Exercise data ▸
════

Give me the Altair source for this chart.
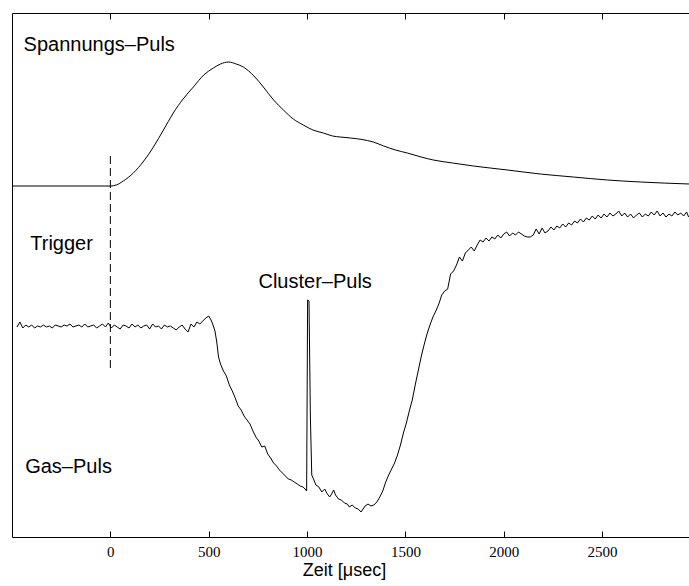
import altair as alt
import pandas as pd

# ---------------- data (time in microseconds, signal in arbitrary units) ----------------
x_ticks = [0, 500, 1000, 1500, 2000, 2500]
x_domain = [-500, 2942]
y_domain = [0, 524]

spannung_t = [-500, 0, 30, 66, 117, 170, 219, 270, 320, 370, 422, 475, 524, 560, 600,
              640, 676, 730, 778, 830, 880, 930, 981, 1030, 1083, 1130, 1169, 1220, 1280,
              1337, 1390, 1450, 1510, 1580, 1642, 1740, 1846, 2019, 2186, 2354, 2527, 2695, 2944]
spannung_v = [351, 351, 352, 356, 364, 376, 390, 407, 424, 438, 450, 462, 469, 473, 475,
              473, 470, 461, 450, 437, 427, 418, 412, 407, 404, 401, 400, 399, 397.5,
              395, 391, 387, 384, 380, 377, 374, 371, 367, 363, 360, 357, 355, 353]

gas_points = [
    (-475, 210), (-460, 215), (-445, 209), (-430, 212), (-415, 210), (-400, 212), (-385, 209),
    (-370, 211), (-355, 210), (-340, 212), (-325, 210), (-310, 211), (-295, 209), (-280, 212),
    (-265, 211), (-250, 210), (-235, 212), (-220, 211), (-205, 213), (-190, 210), (-175, 211),
    (-160, 212), (-145, 210), (-130, 213), (-115, 210), (-100, 211), (-85, 212), (-70, 209),
    (-55, 211), (-40, 213), (-25, 210), (-10, 214), (5, 209), (20, 212), (35, 210), (50, 208),
    (65, 212), (80, 211), (95, 209), (110, 213), (125, 210), (140, 212), (155, 209), (170, 211),
    (185, 212), (200, 208), (215, 213), (230, 210), (245, 211), (260, 208), (275, 212),
    (290, 210), (305, 211), (320, 209), (335, 207), (350, 210), (365, 212), (380, 208),
    (395, 205), (410, 213), (425, 210), (440, 215), (455, 213), (470, 216), (485, 219),
    (500, 221), (512, 217), (522, 212),
    (532, 206), (541, 195), (550, 180), (560, 173), (575, 166), (590, 161), (605, 152),
    (620, 146), (635, 139), (650, 131), (665, 127), (680, 121), (695, 117), (710, 113),
    (725, 106), (740, 100), (755, 96), (770, 90), (785, 91), (800, 83), (815, 79), (830, 74),
    (845, 71), (860, 67), (875, 64), (890, 61), (905, 58), (920, 57), (935, 55), (950, 53),
    (965, 51), (980, 50), (990, 48), (998, 46),
    (1003, 237), (1010, 236), (1017, 120), (1024, 62),
    (1035, 57), (1045, 52), (1060, 50), (1075, 45), (1090, 48), (1100, 44), (1115, 40),
    (1125, 43), (1135, 47), (1145, 42), (1160, 38), (1175, 37), (1190, 34), (1205, 33),
    (1215, 30), (1230, 32), (1245, 29), (1260, 28), (1275, 25), (1285, 28), (1295, 31),
    (1310, 33), (1325, 31), (1340, 32),
    (1355, 35), (1370, 40), (1385, 46), (1400, 55), (1415, 62), (1430, 68), (1445, 74),
    (1460, 82), (1475, 92), (1490, 104), (1505, 114), (1520, 126), (1535, 137), (1550, 152),
    (1565, 166), (1580, 180), (1595, 192), (1610, 203), (1625, 212), (1640, 220), (1655, 226),
    (1670, 233), (1685, 242), (1700, 246), (1715, 248), (1730, 263), (1745, 266), (1760, 272),
    (1775, 280), (1790, 276), (1805, 284), (1820, 287), (1835, 290), (1850, 286), (1865, 292),
    (1880, 297), (1895, 295), (1910, 299), (1925, 296), (1940, 300), (1955, 298), (1970, 302),
    (1985, 299), (2000, 303), (2015, 305), (2030, 301), (2045, 304), (2060, 302), (2075, 305),
    (2090, 303), (2105, 301), (2120, 300), (2135, 300), (2150, 302), (2165, 308), (2180, 303),
    (2195, 309), (2210, 304), (2225, 306), (2240, 310), (2255, 307), (2270, 311), (2285, 309),
    (2300, 313), (2315, 310), (2330, 314), (2345, 312), (2360, 316), (2375, 314), (2390, 318),
    (2405, 315), (2420, 319), (2435, 317), (2450, 321), (2465, 318), (2480, 322), (2495, 319),
    (2510, 323), (2525, 320), (2540, 324), (2555, 321), (2570, 323), (2585, 326), (2600, 321),
    (2615, 324), (2630, 320), (2645, 323), (2660, 319), (2675, 322), (2690, 324), (2705, 320),
    (2720, 323), (2735, 321), (2750, 325), (2765, 322), (2780, 326), (2795, 321), (2810, 324),
    (2825, 320), (2840, 323), (2855, 321), (2870, 325), (2885, 322), (2900, 324), (2915, 321),
    (2930, 325), (2940, 320),
]

trigger_t = [0]
trigger_v_low = [169]
trigger_v_high = [385]

label_text = ["Spannungs\u2013Puls", "Trigger", "Cluster\u2013Puls", "Gas\u2013Puls"]
label_t = [-441, -407, 753, -433]
label_v = [486, 287, 249, 64]

# ---------------- tables ----------------
gas_df = pd.DataFrame(gas_points, columns=["t", "v"])
span_df = pd.DataFrame({"t": spannung_t, "v": spannung_v})
trig_df = pd.DataFrame({"t": trigger_t, "v": trigger_v_low, "v2": trigger_v_high})
lab_df = pd.DataFrame({"t": label_t, "v": label_v, "text": label_text})

xs = alt.Scale(domain=x_domain, nice=False, zero=False)
ys = alt.Scale(domain=y_domain, nice=False, zero=False)

y_axis = alt.Axis(orient="left", domain=True, domainColor="black", domainWidth=1,
                  ticks=False, labels=False, grid=False, title=None)

axis_bottom_main = alt.Axis(
    orient="bottom", values=x_ticks, format="d", domain=True, domainColor="black",
    domainWidth=1, ticks=False, tickSize=0, labels=True, grid=False,
    labelFont="Liberation Serif", labelFontSize=15, labelColor="black",
    labelBaseline="alphabetic", labelPadding=19,
    title="Zeit [\u03bcsec]", titleFont="Liberation Sans", titleFontSize=18,
    titleFontWeight="normal", titleColor="black", titleBaseline="alphabetic",
    titleX=332, titleY=38, titleAnchor="middle", titleAlign="center",
)
axis_bottom_ticks = alt.Axis(
    orient="bottom", values=x_ticks, offset=-6, domain=False, ticks=True, tickSize=6,
    tickColor="black", tickWidth=1, labels=False, grid=False, title=None,
)
axis_top_line = alt.Axis(
    orient="top", values=x_ticks, domain=True, domainColor="black", domainWidth=1,
    ticks=False, tickSize=0, labels=False, grid=False, title=None,
)
axis_top_ticks = alt.Axis(
    orient="top", values=x_ticks, offset=-6, domain=False, ticks=True, tickSize=6,
    tickColor="black", tickWidth=1, labels=False, grid=False, title=None,
)

gas = alt.Chart(gas_df).mark_line(color="black", strokeWidth=1, clip=True).encode(
    x=alt.X("t:Q", scale=xs, axis=axis_bottom_main),
    y=alt.Y("v:Q", scale=ys, axis=y_axis),
)

span = alt.Chart(span_df).mark_line(color="black", strokeWidth=1, interpolate="monotone",
                                    clip=True).encode(
    x=alt.X("t:Q", scale=xs, axis=axis_bottom_ticks),
    y=alt.Y("v:Q", scale=ys, axis=y_axis),
)

trig = alt.Chart(trig_df).mark_rule(color="black", strokeWidth=1, strokeDash=[8, 4]).encode(
    x=alt.X("t:Q", scale=xs, axis=axis_top_line),
    y=alt.Y("v:Q", scale=ys, axis=y_axis),
    y2="v2:Q",
)

labels = alt.Chart(lab_df).mark_text(
    align="left", baseline="alphabetic", font="Liberation Sans", fontSize=20, color="black"
).encode(
    x=alt.X("t:Q", scale=xs, axis=axis_top_ticks),
    y=alt.Y("v:Q", scale=ys, axis=y_axis),
    text="text:N",
)

chart = (
    alt.layer(gas, span, trig, labels)
    .resolve_axis(x="independent")
    .properties(
        width=677, height=524,
        padding={"left": 12, "top": 13, "right": 0, "bottom": 49},
        autosize=alt.AutoSizeParams(type="none"),
        background="white",
    )
    .configure_view(stroke=None)
)

chart.save("out.html", embed_options={"renderer": "svg", "actions": False})
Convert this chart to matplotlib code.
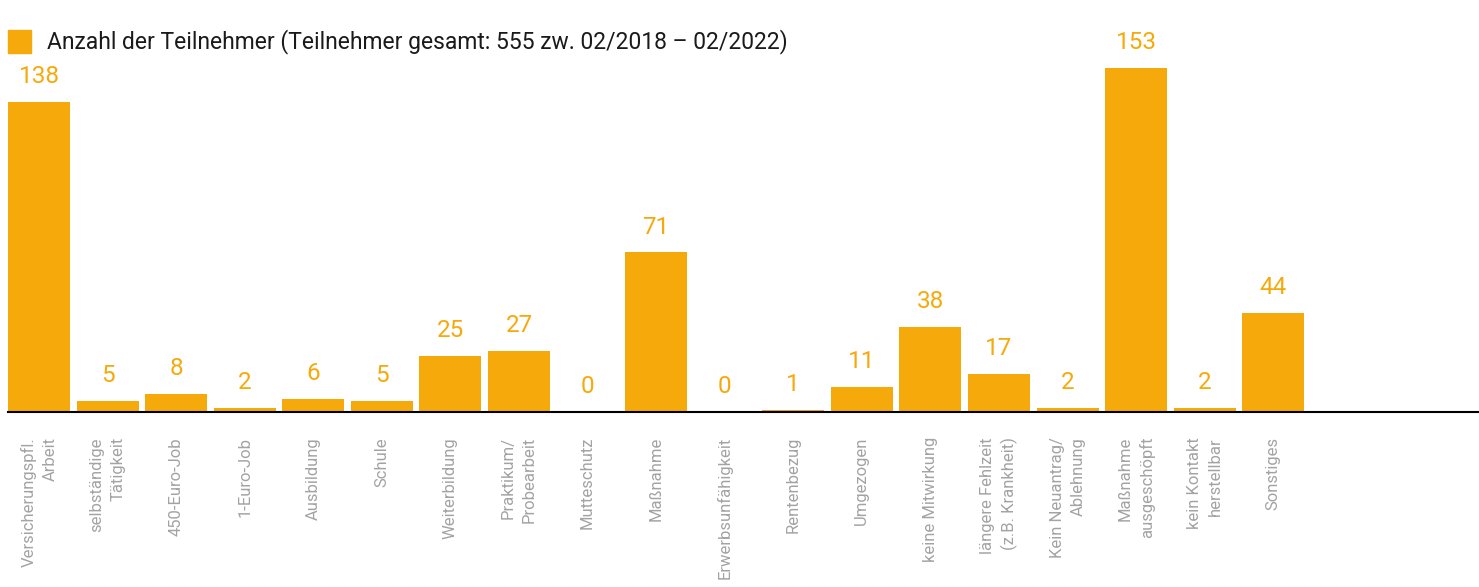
import matplotlib
matplotlib.use("Agg")
import matplotlib.pyplot as plt
from matplotlib.patches import Rectangle

categories = [
    "Versicherungspfl.\nArbeit", "selbständige\nTätigkeit", "450-Euro-Job", "1-Euro-Job",
    "Ausbildung", "Schule", "Weiterbildung", "Praktikum/\nProbearbeit", "Mutteschutz",
    "Maßnahme", "Erwerbsunfähigkeit", "Rentenbezug", "Umgezogen", "keine Mitwirkung",
    "längere Fehlzeit\n(z.B. Krankheit)", "Kein Neuantrag/\nAblehnung", "Maßnahme\nausgeschöpft",
    "kein Kontakt\nherstellbar", "Sonstiges",
]
values = [138, 5, 8, 2, 6, 5, 25, 27, 0, 71, 0, 1, 11, 38, 17, 2, 153, 2, 44]
legend_label = "Anzahl der Teilnehmer (Teilnehmer gesamt: 555 zw. 02/2018 – 02/2022)"

ORANGE = "#F6A90A"
GRAY = "#A3A3A3"
FONT = ["Roboto", "DejaVu Sans"]

W, H = 1479, 587
fig = plt.figure(figsize=(W / 100, H / 100), dpi=100)

base_px = 412
scale = 2.25  # px per unit
ymax = 170
ax_h = ymax * scale
ax = fig.add_axes([8 / W, (H - base_px) / H, 1 - 8 / W, ax_h / H])

x = list(range(len(values)))
ax.bar(x, values, width=0.905, color=ORANGE, zorder=2, clip_on=False)
ax.set_xlim(-0.4525, 21.0)
ax.set_ylim(0, ymax)

for xi, v in zip(x, values):
    ax.annotate(str(v), (xi, v), xytext=(0, 13.5), textcoords="offset points",
                ha="center", va="baseline", color=ORANGE, fontsize=17.5,
                family=FONT, annotation_clip=False)

for s in ["top", "right", "left"]:
    ax.spines[s].set_visible(False)
ax.spines["bottom"].set_color("black")
ax.spines["bottom"].set_linewidth(1.5)
ax.set_yticks([])
ax.set_xticks(x)
ax.set_xticklabels(categories, rotation=90, ha="center", va="top",
                   multialignment="right", color=GRAY, fontsize=12, family=FONT,
                   linespacing=1.5)
ax.tick_params(axis="x", length=0, pad=18)

# legend
fig.patches.append(Rectangle((8 / W, (H - 53) / H), 23 / W, 23 / H,
                             transform=fig.transFigure, color=ORANGE, figure=fig))
fig.text(47 / W, (H - 42) / H, legend_label, ha="left", va="center",
         fontsize=16.5, color="#1a1a1a", family=FONT)

fig.savefig("out.png", dpi=100)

════

Goal ▸
Take the lines from the first line of the entries through the line with "357, 355, 353]", inclusive, and give them again exactly, minus any pictures.

Expected output ▸
Give me the Altair source for this chart.
import altair as alt
import pandas as pd

# ---------------- data (time in microseconds, signal in arbitrary units) ----------------
x_ticks = [0, 500, 1000, 1500, 2000, 2500]
x_domain = [-500, 2942]
y_domain = [0, 524]

spannung_t = [-500, 0, 30, 66, 117, 170, 219, 270, 320, 370, 422, 475, 524, 560, 600,
              640, 676, 730, 778, 830, 880, 930, 981, 1030, 1083, 1130, 1169, 1220, 1280,
              1337, 1390, 1450, 1510, 1580, 1642, 1740, 1846, 2019, 2186, 2354, 2527, 2695, 2944]
spannung_v = [351, 351, 352, 356, 364, 376, 390, 407, 424, 438, 450, 462, 469, 473, 475,
              473, 470, 461, 450, 437, 427, 418, 412, 407, 404, 401, 400, 399, 397.5,
              395, 391, 387, 384, 380, 377, 374, 371, 367, 363, 360, 357, 355, 353]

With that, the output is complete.